In my conversations this season, some have seriously defended the idea that in an election between the two worst candidates imaginable—say, Hitler and Stalin—we would have a duty to vote against the greater evil. For many, there is no practical limit to this principle. There is no point at which we have a collective duty to say, “this is where I get off the train.”
- It’s moral evasion.
“Voting against” candidates tends to function as cover for supporting unfit or degenerate opponents. In reality, the “lesser of two evils” ceases to be lesser when it’s the evil we choose. And the trouble with surrendering our moral agency is how it tends to leave us willing to defend and excuse anything from “our guy.” After all, we are not complicit in helping a wicked leader come to power if we were only voting against a leader who was more wicked, still, right?
This game of make-believe gets much uglier when some of us decide not to play. A recent exchange on Fox News between conservative pundits Sean Hannity and Laura Ingraham, and former Arkansas governor Mike Huckabee, became a three-way attack on holdouts who refuse to support the Republican nominee for president.
Ingraham accused these folks of “standing with” Hillary Clinton in defense of killing babies. “That’s what ‘Never Trump’ stands for, I guess,” she huffed. “Roe v. Wade and partial birth abortion. Fantastic.”
“All of these ‘Never Trumpers’ out there,” agreed Huckabee, “need to get off their keister, if you will, stand up and recognize—”
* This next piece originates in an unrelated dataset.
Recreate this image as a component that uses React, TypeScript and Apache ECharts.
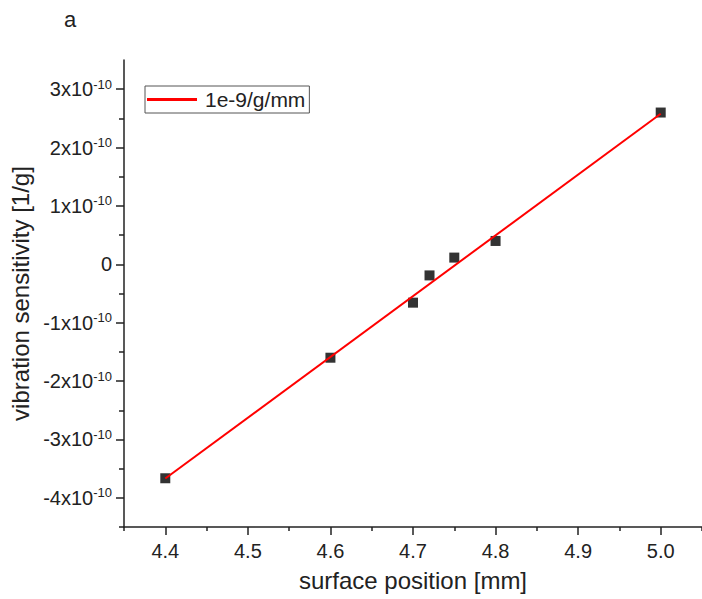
import React, { useEffect, useRef } from "react";
import * as echarts from "echarts";

const positions = [4.4, 4.6, 4.7, 4.72, 4.75, 4.8, 5.0];
const sensitivities = [-3.665e-10, -1.6e-10, -0.657e-10, -0.19e-10, 0.115e-10, 0.4e-10, 2.6e-10];
const fitPositions = [4.4, 5.0];
const fitValues = [-3.67e-10, 2.58e-10];
const fitName = "1e-9/g/mm";
const xMajor = [4.4, 4.5, 4.6, 4.7, 4.8, 4.9, 5.0];
const xMinor = [4.35, 4.45, 4.55, 4.65, 4.75, 4.85, 4.95, 5.05];
const yMajorUnits = [-4, -3, -2, -1, 0, 1, 2, 3];
const yMinorUnits = [-4.5, -3.5, -2.5, -1.5, -0.5, 0.5, 1.5, 2.5, 3.5];
const yUnit = 1e-10;

const FONT = "Liberation Sans, Arial, sans-serif";

export default function App() {
  const ref = useRef<HTMLDivElement>(null);
  useEffect(() => {
    if (!ref.current) return;
    const chart = echarts.init(ref.current, null, { renderer: "svg" });
    const yMajor = yMajorUnits.map((u) => u * yUnit);
    const yMinor = yMinorUnits.map((u) => u * yUnit);
    const axisLineStyle = { color: "#222", width: 1.5 };
    const yFmt = (v: number) => {
      const k = Math.round(v / yUnit);
      if (k === 0) return "{m|0}";
      return `{m|${k}x10}{s|-10}`;
    };
    chart.setOption({
      animation: false,
      backgroundColor: "#fff",
      textStyle: { fontFamily: FONT },
      graphic: [
        {
          type: "text",
          left: 64,
          top: 8,
          style: { text: "a", fontSize: 22, fontFamily: FONT, fill: "#222" },
        },
      ],
      legend: {
        left: 145,
        top: 86,
        data: [fitName],
        icon: "rect",
        borderColor: "#555",
        borderWidth: 1,
        padding: [3, 4, 3, 2],
        itemWidth: 50,
        itemHeight: 3,
        textStyle: { fontSize: 21, fontFamily: FONT, color: "#222", padding: [0, 0, 0, 3] },
      },
      grid: { left: 124, top: 60, right: -2, bottom: 72, containLabel: false },
      xAxis: [
        {
          type: "value",
          min: 4.35,
          max: 5.05,
          name: "surface position [mm]",
          nameLocation: "middle",
          nameGap: 41,
          nameTextStyle: { fontSize: 24, fontFamily: FONT, color: "#222" },
          axisLine: { show: true, onZero: false, lineStyle: axisLineStyle },
          axisTick: { show: true, length: 8, customValues: xMajor, lineStyle: axisLineStyle },
          axisLabel: {
            customValues: xMajor,
            fontSize: 20,
            fontFamily: FONT,
            color: "#222",
            margin: 14,
            formatter: (v: number) => v.toFixed(1),
          },
          splitLine: { show: false },
        },
        {
          type: "value",
          min: 4.35,
          max: 5.05,
          position: "bottom",
          axisLine: { show: false, onZero: false },
          axisTick: { show: true, length: 4, customValues: xMinor, lineStyle: axisLineStyle },
          axisLabel: { show: false },
          splitLine: { show: false },
        },
      ],
      yAxis: [
        {
          type: "value",
          min: -4.5e-10,
          max: 3.5e-10,
          name: "vibration sensitivity [1/g]",
          nameLocation: "middle",
          nameGap: 87,
          nameRotate: 90,
          nameTextStyle: { fontSize: 24, fontFamily: FONT, color: "#222" },
          axisLine: { show: true, onZero: false, lineStyle: axisLineStyle },
          axisTick: { show: true, length: 8, customValues: yMajor, lineStyle: axisLineStyle },
          axisLabel: {
            customValues: yMajor,
            margin: 12,
            formatter: yFmt,
            rich: {
              m: { fontSize: 20, fontFamily: FONT, color: "#222", lineHeight: 23 },
              s: { fontSize: 13, fontFamily: FONT, color: "#222", verticalAlign: "top", lineHeight: 23 },
            },
          },
          splitLine: { show: false },
        },
        {
          type: "value",
          min: -4.5e-10,
          max: 3.5e-10,
          position: "left",
          axisLine: { show: false, onZero: false },
          axisTick: { show: true, length: 5, customValues: yMinor, lineStyle: axisLineStyle },
          axisLabel: { show: false },
          splitLine: { show: false },
        },
      ],
      series: [
        {
          type: "scatter",
          name: "data",
          symbol: "rect",
          symbolSize: 10,
          itemStyle: { color: "#000" },
          data: positions.map((x, i) => [x, sensitivities[i]]),
          z: 2,
        },
        {
          type: "line",
          name: fitName,
          symbol: "none",
          lineStyle: { color: "#ff0000", width: 2 },
          itemStyle: { color: "#ff0000" },
          data: fitPositions.map((x, i) => [x, fitValues[i]]),
          z: 3,
        },
      ],
    });
    return () => chart.dispose();
  }, []);
  return (
    <div
      ref={ref}
      style={{ position: "fixed", left: 0, top: 0, width: 702, height: 599 }}
    />
  );
}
“Get off their ***!” interrupted Hannity. “Tell them to get off their *** and stop being a bunch of crybabies.”
Conservatives who have opted out of voting for a major party candidate have done so because they view both choices as unacceptable. Those urging us to “vote against” the greater evil, see this as aiding and abetting the enemy. Not only that, but refusing to vote is actively supporting all that the other side stands for and promises. If we don’t vote for a terrible candidate who claims to be pro-life, we’re told, we have baby’s blood on our hands.
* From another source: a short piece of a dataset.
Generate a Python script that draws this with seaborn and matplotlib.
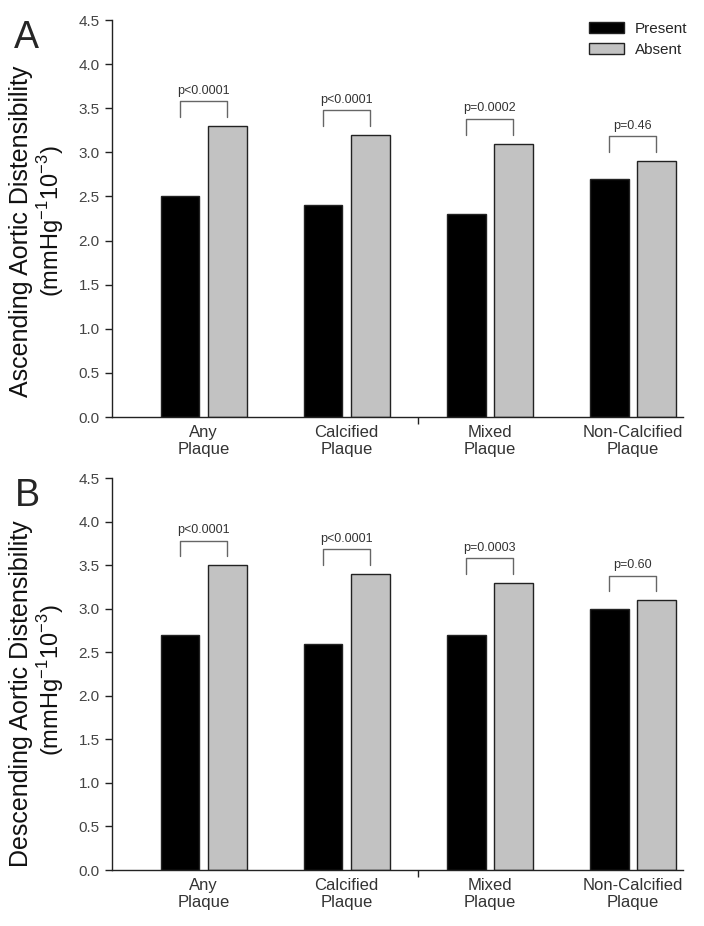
import numpy as np
import pandas as pd
import matplotlib
matplotlib.use('Agg')
import matplotlib.pyplot as plt
import seaborn as sns

## values
plaques = ['Any\nPlaque', 'Calcified\nPlaque', 'Mixed\nPlaque', 'Non-Calcified\nPlaque']
groups = ['Present', 'Absent']

asc_present = [2.5, 2.4, 2.3, 2.7]
asc_absent = [3.3, 3.2, 3.1, 2.9]
asc_p = ['p<0.0001', 'p<0.0001', 'p=0.0002', 'p=0.46']

desc_present = [2.7, 2.6, 2.7, 3.0]
desc_absent = [3.5, 3.4, 3.3, 3.1]
desc_p = ['p<0.0001', 'p<0.0001', 'p=0.0003', 'p=0.60']

yticks = [0.0, 0.5, 1.0, 1.5, 2.0, 2.5, 3.0, 3.5, 4.0, 4.5]

sns.set_style('ticks')
plt.rcParams['font.family'] = ['Liberation Sans', 'DejaVu Sans']
plt.rcParams['mathtext.fontset'] = 'custom'
plt.rcParams['mathtext.rm'] = 'Liberation Sans'

W, H = 704, 926
fig = plt.figure(figsize=(W / 100, H / 100), dpi=100)

def make_df(present, absent):
    return pd.DataFrame({
        'plaque': plaques * 2,
        'status': [groups[0]] * 4 + [groups[1]] * 4,
        'value': present + absent,
    })

def draw_panel(ax, present, absent, pvals, show_legend):
    df = make_df(present, absent)
    sns.barplot(data=df, x='plaque', y='value', hue='status', order=plaques,
                hue_order=groups, palette=['black', '#c2c2c2'], width=0.66,
                gap=0.18, edgecolor='#222222', linewidth=1, errorbar=None,
                legend=show_legend, ax=ax)
    ax.set_xlim(-0.64, 3.35)
    ax.set_ylim(0, 4.5)
    ax.set_yticks(yticks)
    ax.set_yticklabels(['%.1f' % t for t in yticks])
    ax.set_xlabel('')
    ax.set_ylabel('')
    ax.set_xticks(range(4))
    ax.set_xticklabels(plaques, fontsize=12, color='#333333', linespacing=1.1)
    ax.tick_params(axis='x', which='major', length=0, pad=6)
    ax.set_xticks([1.5], minor=True)
    ax.tick_params(axis='x', which='minor', length=5, width=1, color='#222222', direction='out')
    ax.tick_params(axis='y', length=5, width=1, color='#222222', labelsize=11,
                   labelcolor='#444444', pad=4)
    for s in ['top', 'right']:
        ax.spines[s].set_visible(False)
    for s in ['left', 'bottom']:
        ax.spines[s].set_color('#222222')
        ax.spines[s].set_linewidth(1)

    ## significance brackets
    for i, p in enumerate(pvals):
        top = max(present[i], absent[i])
        x0, x1 = i - 0.164, i + 0.164
        y0, y1 = top + 0.1, top + 0.28
        ax.plot([x0, x0, x1, x1], [y0, y1, y1, y0], color='#666666', lw=1)
        ax.text(i, y1 + 0.05, p, ha='center', va='bottom', fontsize=9, color='#333333')

    if show_legend:
        h, l = ax.get_legend_handles_labels()
        ax.legend(h, l, loc='upper left', bbox_to_anchor=(589 / W, 1 - 22 / H),
                  bbox_transform=fig.transFigure, frameon=False, fontsize=11,
                  handlelength=2.3, handleheight=0.75, handletextpad=0.7,
                  labelspacing=0.45, borderpad=0, borderaxespad=0)

axA = fig.add_axes([112 / W, 1 - 417 / H, (683 - 112) / W, (417 - 20) / H])
axB = fig.add_axes([112 / W, 1 - 870 / H, (683 - 112) / W, (870 - 478) / H])

draw_panel(axA, asc_present, asc_absent, asc_p, True)
draw_panel(axB, desc_present, desc_absent, desc_p, False)

## y labels, two lines each
unit = r'(mmHg$^{\mathregular{-1}}$10$^{\mathregular{-3}}$)'
fig.text(21 / W, 1 - 231 / H, 'Ascending Aortic Distensibility', rotation=90,
         ha='center', va='center', fontsize=18, color='#111111')
fig.text(51 / W, 1 - 221 / H, unit, rotation=90, ha='center', va='center',
         fontsize=17, color='#111111')
fig.text(21 / W, 1 - 694 / H, 'Descending Aortic Distensibility', rotation=90,
         ha='center', va='center', fontsize=18, color='#111111')
fig.text(51 / W, 1 - 680 / H, unit, rotation=90, ha='center', va='center',
         fontsize=17, color='#111111')

## panel letters
fig.text(14 / W, 1 - 20 / H, 'A', fontsize=27, va='top', ha='left')
fig.text(15 / W, 1 - 478 / H, 'B', fontsize=27, va='top', ha='left')

fig.savefig('out.png', dpi=100)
But this leaves accusers in the uncomfortable position of arguing that they’re not responsible for the evils of their candidate, but that folks voting for neither are responsible for the evils of the other candidate. Picking a side, evidently, absolves us of moral culpability. But refusing to pick a side makes us responsible for whatever evil befalls the country.
This kind of moral pretzel-making is the clearest argument for rejecting the theory that it’s possible to “vote against” a candidate. Instead, we should recover a philosophy of voting as the means by which the governed give their consent and choose their leaders. What happens at the polling place should not be seen as a game of wits to keep the poisoned cup as far from us as possible. When they’re both poisoned, there is no right choice but to walk away.